The BMoCA program this summer will enroll kids in week-long interdisciplinary art programs to work with paper or Sharpies or recycled products.

At POSH, kids come in to paint with acrylics on canvas — serious materials for kids who want to get serious about doing adult painting. Classes focus on building skills and developing an understanding of the technicalities of art-making. But Lloyd Burch, co-founder of POSH, says there are lessons the kids teach that POSH instructors get to take home.

“We get a lot of inspiration from the kids. They’re fun. They’re exciting. They will try things, and once in a while you see things that are just awe inspiring or you see a kid that is just doing really, really well and it’s like, wow, this is a great thing to be doing,” Burch says. Kids impress with their skills and sometimes with their determination, too.

“I had a 3-year-old in here, and typically it’s pretty hard to teach 3-yearolds, but the mom said, ‘Oh, this one, I think you’ll find this one a little bit different,’” he says. “When you get down to [age] 3, you tend to get circles and scribbles and ‘OK, I’m done.’” But this little girl sat down, painted a cheetah when the rest of her class was taking on lions and dogs, and drew in each spot with extreme care.

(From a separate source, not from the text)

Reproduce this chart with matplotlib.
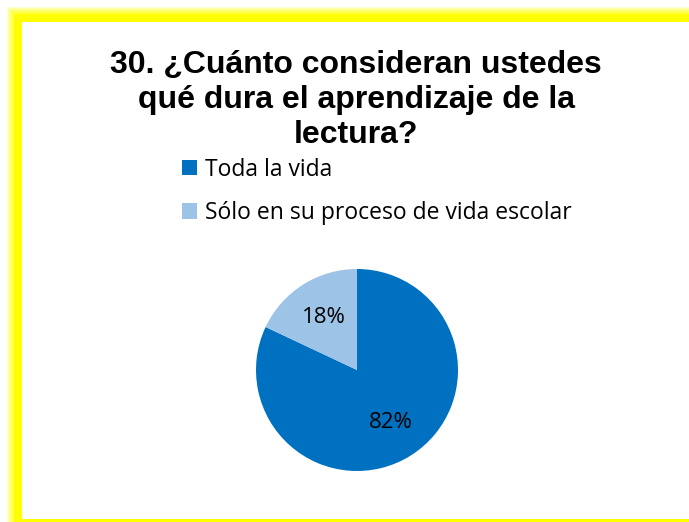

“She just was a very focused little kid,” he says. “I’ve got to admit, she should be an inspiration for a lot of our adults.”

This summer, Kinn will lead a class that’s a crash course in hipster art for kids — they’ll use vinyl signs to make bags, duct tape wallets and guerilla street art.

The experience will go well beyond lessons in urban grunge, though.

“There was one week it was all boys and one little girl that came and she was really shy the first day — and I don’t blame her because there were no girls in the class,” Kinn says. “By the end of the week, because they all had this passion for art, she made friends with the boys and was comfortable and confident by the end of the week. Their love of art overrode their gender differences.”

When Lee Stayton signed up for the BMoCA Young Artists at Work summer workshop to create art on bike helmets, he didn’t yet know how to ride a bike. The kindergartener practiced every day before the camp started so when the camp finished he could ride in a parade wearing his newly decorated helmet.

“I just wanted to and thought it was a good time,” Lee says.

“It was the longest bike ride he’d taken and he just was super, super excited to participate in the camp,” says Karin Stayton, Lee’s mother. He’s been to seven BMoCa workshops, she says. He likes them, he says, because a real artist is there to help them make art.